L’ampleur d’importations indispensables entraîne des déséquilibres nationaux, structurels ou conjoncturels, des balances du commerce extérieur des États et souvent leur dépendance par rapport au dollar, mais provoque en même temps l’activité des industries de transformation : ainsi, la comparaison de la production des minerais de cuivre, de plomb, de zinc et de la production du métal laisse apparaître l’importance des industries de fonderie en Europe. De même dans l’industrie textile : l’Europe traite la matière première importée en majeure partie et occupe les premières places dans le domaine des filés et tissus de laine et de coton.

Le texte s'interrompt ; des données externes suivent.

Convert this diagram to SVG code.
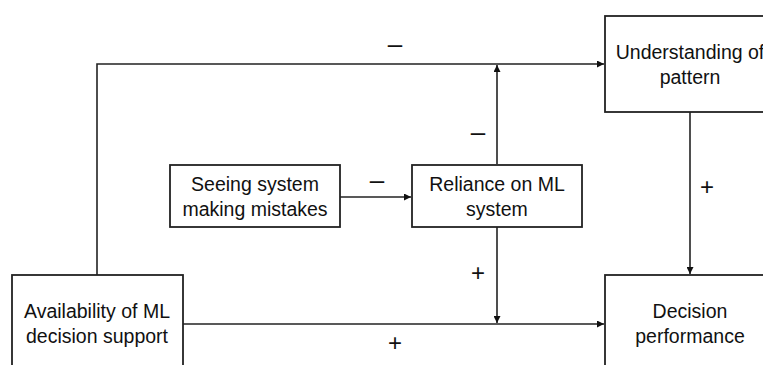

• La production est importante, en matière de machines et de biens d’équipement. Ce caractère se manifeste non seulement dans les volumes de production de fonte, d’acier, de la construction automobile et navale, mais aussi et surtout dans la haute qualité des produits de large consommation (vêtements, chaussures, appareils électroménagers, etc.), des produits de confort moderne et de luxe (la haute couture, la mode, la parfumerie sont par excellence des industries européennes). Enfin, il faut noter le volume et la variété des produits issus de la recherche en laboratoires dans de nombreuses branches, telles que la carbochimie et la pétrochimie (produits synthétiques, matières plastiques, textiles artificiels et synthétiques, engrais chimiques), le matériel électrique et de précision. Ainsi, l’Europe assure : environ le quart de la production mondiale de caoutchouc synthétique (les États-Unis, presque la moitié) ; plus de 40 p. 100 des matières plastiques (les États-Unis, environ le tiers) ; le tiers des textiles synthétiques (à peu près autant que les États-Unis). Il s’agit de trois branches dans lesquelles la part du Japon s’accroît rapidement, mais où celle de l’U. R. S. S. reste encore faible. Dans le domaine de l’électronique, notamment des ordinateurs, la part des États-Unis est énorme, celle de l’U. R. S. S. très réduite, celle des pays socialistes d’Europe insignifiante, mais celle de l’Europe occidentale n’est pas négligeable.